Sementara arsip-arsip yang terdapat di Pura Mangkunegaran pada umumnya masih berupa kertas yang disimpan untuk dijaga nilai keaslian serta terlindung dari berbagai faktor-faktor yang mempengaruhi kerusakan dokumen arsip tersebut. Walaupun dengan proses digitalisasi tersebut tentu menekan resiko kerusakan pada naskah itu. Meski demikian, tidak menafikkan besarnya biaya yang dibutuhkan untuk proses digitalisasi.
Pun seberapa besar biaya tersebut pasti ada jalan untuk menciptakan ekosistem digitalisasi koleksi perpustakaan agar dapat menekan biaya yang ada. Sehingga, saat kelak ekosistem tersebut sudah mapan, maka biaya akan mengikuti secara signifikan.
Selain itu, pelibatan sponsor untuk melakukan pendanaan pada proses digitalisasi koleksi perpustakaan juga bisa dilakukan. Seperti Perpustakaan Reksa Pustaka di Pura Mangkunegaran Surakarta di atas yang menggandeng perusahan Epson Indonesia bekerja sama PT Unibless lndo Multi sebagai mitra kerja. Masa depan perpustakaan sebagai jantung literasi dunia di tengah gempuran digitalisasi dan teknologi terus bisa berdigdaya.
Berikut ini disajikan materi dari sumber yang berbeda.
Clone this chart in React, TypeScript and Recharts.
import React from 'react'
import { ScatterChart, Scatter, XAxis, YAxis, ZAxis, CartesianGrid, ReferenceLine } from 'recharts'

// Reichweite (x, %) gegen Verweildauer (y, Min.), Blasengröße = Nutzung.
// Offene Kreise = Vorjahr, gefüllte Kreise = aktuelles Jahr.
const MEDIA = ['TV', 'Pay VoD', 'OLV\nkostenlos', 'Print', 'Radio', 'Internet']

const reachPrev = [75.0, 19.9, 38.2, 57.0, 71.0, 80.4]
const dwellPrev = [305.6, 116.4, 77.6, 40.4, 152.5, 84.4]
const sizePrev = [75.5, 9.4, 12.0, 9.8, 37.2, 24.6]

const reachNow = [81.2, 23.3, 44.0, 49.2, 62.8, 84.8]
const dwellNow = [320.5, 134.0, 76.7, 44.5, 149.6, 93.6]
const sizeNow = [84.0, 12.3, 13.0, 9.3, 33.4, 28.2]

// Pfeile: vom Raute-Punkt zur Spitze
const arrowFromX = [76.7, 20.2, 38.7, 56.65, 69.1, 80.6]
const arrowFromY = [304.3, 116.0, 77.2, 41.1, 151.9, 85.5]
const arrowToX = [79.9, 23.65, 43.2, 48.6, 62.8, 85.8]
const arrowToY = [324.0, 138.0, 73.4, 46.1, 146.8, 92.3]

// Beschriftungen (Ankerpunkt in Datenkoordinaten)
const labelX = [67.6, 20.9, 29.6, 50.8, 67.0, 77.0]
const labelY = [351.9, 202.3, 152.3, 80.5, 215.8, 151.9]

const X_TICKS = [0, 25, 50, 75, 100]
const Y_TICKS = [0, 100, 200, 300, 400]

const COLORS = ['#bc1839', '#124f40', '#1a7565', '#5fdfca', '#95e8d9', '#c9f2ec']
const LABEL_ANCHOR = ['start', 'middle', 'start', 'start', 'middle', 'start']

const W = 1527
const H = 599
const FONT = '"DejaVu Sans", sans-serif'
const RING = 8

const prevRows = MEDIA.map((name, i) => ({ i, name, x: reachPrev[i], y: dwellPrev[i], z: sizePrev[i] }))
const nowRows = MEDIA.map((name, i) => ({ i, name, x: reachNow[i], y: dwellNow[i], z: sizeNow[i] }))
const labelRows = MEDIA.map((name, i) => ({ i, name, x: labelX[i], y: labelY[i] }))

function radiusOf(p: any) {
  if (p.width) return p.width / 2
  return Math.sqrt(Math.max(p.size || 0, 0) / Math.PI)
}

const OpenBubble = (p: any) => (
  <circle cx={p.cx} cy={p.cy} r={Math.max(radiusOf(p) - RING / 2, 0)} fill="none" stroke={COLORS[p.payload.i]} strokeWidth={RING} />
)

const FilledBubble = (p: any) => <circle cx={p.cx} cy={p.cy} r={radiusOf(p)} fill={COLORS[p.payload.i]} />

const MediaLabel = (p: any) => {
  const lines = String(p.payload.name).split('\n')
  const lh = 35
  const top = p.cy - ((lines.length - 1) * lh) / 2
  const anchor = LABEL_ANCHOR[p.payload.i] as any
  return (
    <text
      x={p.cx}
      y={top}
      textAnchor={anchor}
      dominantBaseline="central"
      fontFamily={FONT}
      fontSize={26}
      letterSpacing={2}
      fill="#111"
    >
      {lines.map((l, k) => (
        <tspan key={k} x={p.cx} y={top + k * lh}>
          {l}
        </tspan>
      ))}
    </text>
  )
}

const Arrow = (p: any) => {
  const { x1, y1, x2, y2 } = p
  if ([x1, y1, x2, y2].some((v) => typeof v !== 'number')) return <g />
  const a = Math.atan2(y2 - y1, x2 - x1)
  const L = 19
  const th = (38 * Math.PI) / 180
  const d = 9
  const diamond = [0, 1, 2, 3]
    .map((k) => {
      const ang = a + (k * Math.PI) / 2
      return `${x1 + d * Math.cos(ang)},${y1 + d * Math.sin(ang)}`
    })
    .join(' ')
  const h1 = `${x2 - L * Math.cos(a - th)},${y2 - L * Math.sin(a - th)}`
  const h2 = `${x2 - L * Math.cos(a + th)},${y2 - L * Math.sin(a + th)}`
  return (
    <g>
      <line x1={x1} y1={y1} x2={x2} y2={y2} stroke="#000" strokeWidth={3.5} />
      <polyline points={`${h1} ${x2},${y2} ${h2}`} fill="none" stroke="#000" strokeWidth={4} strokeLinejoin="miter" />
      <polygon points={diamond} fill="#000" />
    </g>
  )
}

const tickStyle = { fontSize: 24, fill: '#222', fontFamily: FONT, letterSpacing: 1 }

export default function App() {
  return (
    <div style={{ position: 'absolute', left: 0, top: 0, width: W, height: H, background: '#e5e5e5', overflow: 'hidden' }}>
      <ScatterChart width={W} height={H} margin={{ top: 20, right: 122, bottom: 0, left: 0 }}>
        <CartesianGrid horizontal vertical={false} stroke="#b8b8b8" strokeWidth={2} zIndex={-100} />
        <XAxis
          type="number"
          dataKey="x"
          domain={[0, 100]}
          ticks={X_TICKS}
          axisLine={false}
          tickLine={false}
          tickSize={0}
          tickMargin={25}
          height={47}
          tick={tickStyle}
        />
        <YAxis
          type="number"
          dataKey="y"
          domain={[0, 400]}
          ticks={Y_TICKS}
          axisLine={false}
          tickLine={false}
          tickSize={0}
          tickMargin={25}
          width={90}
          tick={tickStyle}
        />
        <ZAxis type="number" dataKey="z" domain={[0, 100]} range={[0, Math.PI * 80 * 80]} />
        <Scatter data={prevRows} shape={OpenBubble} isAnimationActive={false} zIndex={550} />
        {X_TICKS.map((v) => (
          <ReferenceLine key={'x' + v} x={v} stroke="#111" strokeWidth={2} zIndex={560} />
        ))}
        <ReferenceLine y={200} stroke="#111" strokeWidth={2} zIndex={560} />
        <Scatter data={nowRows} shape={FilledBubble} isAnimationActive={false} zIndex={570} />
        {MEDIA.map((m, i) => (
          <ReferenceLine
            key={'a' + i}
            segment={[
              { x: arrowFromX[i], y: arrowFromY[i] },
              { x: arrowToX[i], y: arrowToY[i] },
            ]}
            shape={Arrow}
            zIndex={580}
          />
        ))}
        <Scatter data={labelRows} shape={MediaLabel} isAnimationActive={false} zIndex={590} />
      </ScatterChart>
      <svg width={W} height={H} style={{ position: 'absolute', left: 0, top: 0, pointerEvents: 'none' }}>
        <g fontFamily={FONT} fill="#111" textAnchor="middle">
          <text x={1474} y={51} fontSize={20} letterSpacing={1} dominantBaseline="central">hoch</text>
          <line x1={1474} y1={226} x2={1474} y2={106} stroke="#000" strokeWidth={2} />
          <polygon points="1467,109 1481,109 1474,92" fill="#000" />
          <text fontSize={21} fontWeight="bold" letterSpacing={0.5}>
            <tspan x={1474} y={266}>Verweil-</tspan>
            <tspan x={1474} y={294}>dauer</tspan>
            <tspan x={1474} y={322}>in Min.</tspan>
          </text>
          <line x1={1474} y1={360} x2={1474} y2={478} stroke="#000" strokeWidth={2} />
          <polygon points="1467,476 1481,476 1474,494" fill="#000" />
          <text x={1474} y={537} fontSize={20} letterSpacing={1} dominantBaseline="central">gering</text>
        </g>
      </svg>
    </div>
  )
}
Ekosistem Perpustakaan Saat ini
Mengingat proses-proses yang dilalui cukup panjang, mulai persiapan perangkat pemindai oleh Epson Indonesia, pemilahan arsip dan implementasi alih media atau digitalisasi, implementasi aplikasi Electronic Filling System (EFS) dan mengembangkannya. Tidak hanya itu saja, nantinya hasil pemindaian tersebut masih akan diedit dan dijadikan sebuah buku elektronik dengan aplikasi Flipbook yang sudah tertera nama buku. Disana akan ada halaman di mana para pembaca akan dimudahkan dengan cukup memindahkan kursor ke kanan dan kiri jika ingin memindahkan halaman.
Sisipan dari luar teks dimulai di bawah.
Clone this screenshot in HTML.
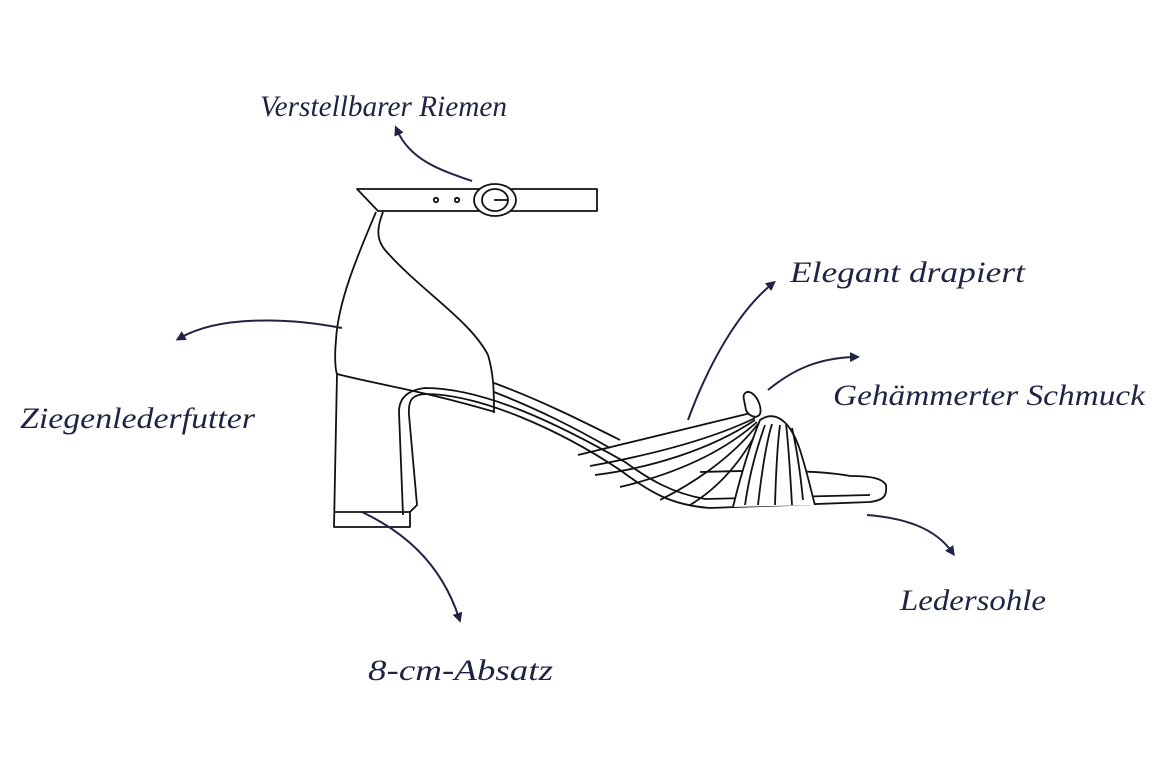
<!DOCTYPE html>
<html><head><meta charset="utf-8"><style>
html,body{margin:0;padding:0;background:#fff;width:1170px;height:763px;overflow:hidden}
svg{display:block}
text{font-family:"Liberation Serif",serif;font-style:italic;fill:#1f2445;font-size:30px}
</style></head><body>
<svg width="1170" height="763" viewBox="0 0 1170 763" xmlns="http://www.w3.org/2000/svg">
<defs><marker id="a" markerWidth="10" markerHeight="10" refX="5" refY="5" orient="auto" markerUnits="userSpaceOnUse"><path d="M0,0 L10,5 L0,10 z" fill="#1f2445"/></marker></defs>
<g fill="none" stroke="#111" stroke-width="1.8" stroke-linejoin="round">
<path d="M357,189 L597,189 L597,211 L378,211 Z"/>
<ellipse cx="495" cy="200" rx="21" ry="16" fill="#fff"/>
<ellipse cx="495" cy="200" rx="13" ry="11"/>
<path d="M494,200 L508,200"/>
<circle cx="436" cy="200" r="2.2"/><circle cx="457" cy="200" r="2.2"/>
<path d="M376,212 C360,250 338,300 336,340 C334,360 336,372 337,374"/>
<path d="M383,212 C378,225 375,238 385,250 C420,290 470,320 488,355 C494,375 494,395 494,413"/>
<path d="M337,374 C380,385 420,390 495,412"/>
<path d="M337,374 L334,527 L410,527 L410,512 L334,512"/>
<path d="M410,512 L417,505 L409,415 C408,400 412,395 425,394 C480,394 560,430 620,470 C650,492 670,505 710,508 L870,502 C885,500 887,495 886,485 C882,478 870,476 850,476"/>
<path d="M403,515 L399,412 C399,398 408,390 425,388 C485,388 560,425 625,462 C650,480 672,493 705,499 L870,495"/>
<path d="M700,472 C760,470 820,470 850,476"/>
<path d="M494,383 C540,400 580,420 620,440"/>
<path d="M494,392 C540,410 575,428 610,448"/>
<path d="M578,455 C640,440 700,425 755,412"/>
<path d="M590,466 C650,455 710,440 755,418"/>
<path d="M595,475 C650,468 710,450 755,420"/>
<path d="M620,487 C670,475 720,455 757,422"/>
<path d="M660,500 C690,485 730,460 758,424"/>
<path d="M690,505 C715,490 740,465 760,426"/>
<path d="M733,507 C742,470 752,440 760,420 C775,410 790,420 800,450 C808,475 812,495 815,505" fill="#fff"/>
<path d="M745,505 C750,470 758,445 765,425"/>
<path d="M758,505 C762,470 767,440 772,424"/>
<path d="M775,505 C776,470 778,440 780,425"/>
<path d="M792,505 C790,470 788,440 786,424"/>
<path d="M803,500 C800,470 796,445 792,428"/>
<path d="M744,400 C742,392 748,390 753,394 C758,398 762,408 760,414 C756,420 748,415 746,410 Z" fill="#fff"/>
</g>
<g fill="none" stroke="#1f2445" stroke-width="2">
<path d="M472,181 C440,170 410,160 397,130" marker-end="url(#a)"/>
<path d="M342,328 C290,318 220,315 180,338" marker-end="url(#a)"/>
<path d="M362,512 C400,530 440,560 459,618" marker-end="url(#a)"/>
<path d="M688,420 C710,360 740,310 772,284" marker-end="url(#a)"/>
<path d="M768,390 C790,372 815,358 855,357" marker-end="url(#a)"/>
<path d="M867,515 C905,518 935,528 952,552" marker-end="url(#a)"/>
</g>
<text x="260" y="116" textLength="247" lengthAdjust="spacingAndGlyphs">Verstellbarer Riemen</text>
<text x="20" y="428" textLength="235" lengthAdjust="spacingAndGlyphs">Ziegenlederfutter</text>
<text x="368" y="680" textLength="185" lengthAdjust="spacingAndGlyphs">8-cm-Absatz</text>
<text x="790" y="282" textLength="235" lengthAdjust="spacingAndGlyphs">Elegant drapiert</text>
<text x="833" y="405" textLength="312" lengthAdjust="spacingAndGlyphs">Gehämmerter Schmuck</text>
<text x="900" y="610" textLength="146" lengthAdjust="spacingAndGlyphs">Ledersohle</text>
</svg>
</body></html>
Pengembangan digitalisasi perpustakaan dapat menjadi lebih banyak diminati apabila mempertimbangkan beberapa hal mengenai bentuk tampilan e-library atau digital libraries yang akan disajikan dan dipublikasi. Beberapa desain tampilan juga sangat berpengaruh terhadap minat baca dan ketertarikan pengguna. Kemudahan akan penyediaan interface design dapat menjadi ujung tombak popularitas digital library di mata masyarakat umum dan strategi penyajian anti kompleks terhadap penyediaan bahan literasi sangatlah diperlukan oleh pengguna dalam mendapatkan informasi akurat sebagai suatu rujukan. Maka dari itu, perlunya perhatian akan menu tampilan sangat menentukan banyaknya pengguna yang akan memanfaatkannya.
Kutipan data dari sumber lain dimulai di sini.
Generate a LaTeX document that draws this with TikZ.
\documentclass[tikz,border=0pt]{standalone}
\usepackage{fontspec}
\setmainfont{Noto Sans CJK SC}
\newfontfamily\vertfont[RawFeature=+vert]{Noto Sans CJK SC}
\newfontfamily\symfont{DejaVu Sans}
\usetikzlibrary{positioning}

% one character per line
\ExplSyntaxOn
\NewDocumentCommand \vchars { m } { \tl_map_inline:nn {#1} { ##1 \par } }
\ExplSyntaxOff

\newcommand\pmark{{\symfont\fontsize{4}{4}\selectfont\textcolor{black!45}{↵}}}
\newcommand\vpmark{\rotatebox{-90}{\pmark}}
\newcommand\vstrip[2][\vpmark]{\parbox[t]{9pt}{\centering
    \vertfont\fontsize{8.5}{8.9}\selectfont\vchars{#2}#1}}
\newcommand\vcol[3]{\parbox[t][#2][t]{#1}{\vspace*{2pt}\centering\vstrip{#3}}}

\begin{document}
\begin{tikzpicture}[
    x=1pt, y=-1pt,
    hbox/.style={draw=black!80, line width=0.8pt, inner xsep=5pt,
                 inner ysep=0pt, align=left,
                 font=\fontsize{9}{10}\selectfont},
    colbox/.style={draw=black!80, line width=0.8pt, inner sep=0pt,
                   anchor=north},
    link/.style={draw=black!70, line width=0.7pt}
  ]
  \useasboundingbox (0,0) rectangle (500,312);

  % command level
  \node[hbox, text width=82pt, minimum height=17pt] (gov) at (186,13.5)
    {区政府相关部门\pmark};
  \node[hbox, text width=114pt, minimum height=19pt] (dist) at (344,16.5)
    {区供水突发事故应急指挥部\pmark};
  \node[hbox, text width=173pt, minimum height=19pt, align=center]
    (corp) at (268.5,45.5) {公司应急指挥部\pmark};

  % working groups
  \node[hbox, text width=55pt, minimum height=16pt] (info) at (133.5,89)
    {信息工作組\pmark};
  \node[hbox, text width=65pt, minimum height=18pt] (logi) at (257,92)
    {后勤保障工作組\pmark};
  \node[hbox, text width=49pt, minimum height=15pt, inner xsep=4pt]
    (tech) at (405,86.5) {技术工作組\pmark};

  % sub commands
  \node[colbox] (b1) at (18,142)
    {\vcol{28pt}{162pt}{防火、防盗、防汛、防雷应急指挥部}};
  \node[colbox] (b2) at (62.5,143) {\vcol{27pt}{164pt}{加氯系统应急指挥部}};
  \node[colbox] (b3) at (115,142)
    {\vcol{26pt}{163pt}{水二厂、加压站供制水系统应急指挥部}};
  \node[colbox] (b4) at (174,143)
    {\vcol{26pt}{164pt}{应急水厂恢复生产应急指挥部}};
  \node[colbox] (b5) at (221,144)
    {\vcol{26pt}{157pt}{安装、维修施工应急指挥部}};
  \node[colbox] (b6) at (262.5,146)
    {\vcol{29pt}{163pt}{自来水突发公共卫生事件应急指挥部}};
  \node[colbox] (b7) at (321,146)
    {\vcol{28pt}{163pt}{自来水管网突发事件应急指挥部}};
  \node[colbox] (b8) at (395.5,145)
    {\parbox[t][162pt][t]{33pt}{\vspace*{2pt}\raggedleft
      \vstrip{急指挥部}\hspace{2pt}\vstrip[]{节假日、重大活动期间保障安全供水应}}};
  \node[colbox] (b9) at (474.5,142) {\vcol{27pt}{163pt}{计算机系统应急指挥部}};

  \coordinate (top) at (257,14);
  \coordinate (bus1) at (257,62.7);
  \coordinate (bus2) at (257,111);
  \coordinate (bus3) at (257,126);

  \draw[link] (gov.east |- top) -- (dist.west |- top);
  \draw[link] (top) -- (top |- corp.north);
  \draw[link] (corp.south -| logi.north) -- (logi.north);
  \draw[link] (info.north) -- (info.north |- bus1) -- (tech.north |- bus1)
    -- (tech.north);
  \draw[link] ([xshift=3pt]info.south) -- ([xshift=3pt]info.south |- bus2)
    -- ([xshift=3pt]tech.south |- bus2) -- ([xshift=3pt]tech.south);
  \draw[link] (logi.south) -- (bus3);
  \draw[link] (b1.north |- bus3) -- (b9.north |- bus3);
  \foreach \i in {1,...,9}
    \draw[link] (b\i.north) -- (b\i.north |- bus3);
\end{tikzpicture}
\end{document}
Ke depan ketika ekosistem digitalisasi koleksi perpustakaan sudah mapan tentu yang paling urgen adalah transfer of knowledge guna memperkuat Sumber Daya Manusia (SDM) di bidang perpustakaan sebagai penjaga gawang literasi. Diakui atau tidak, hingga saat ini Indonesia memang masih kekurangan SDM dalam bidang kepustakaan. Utamanya yang fokus dalam digitalisasi koleksi perpustakaan, yang idealnya setiap pustakawan memiliki andil untuk selalu memikirkan pembaruan dalam ide serta gagasan untuk mendukung masa depan literasi di negeri ini. Harapannya dengan adanya upaya digitalisasi itu, dapat menumbuhkan minat baca bagi generasi Z (iGeneration).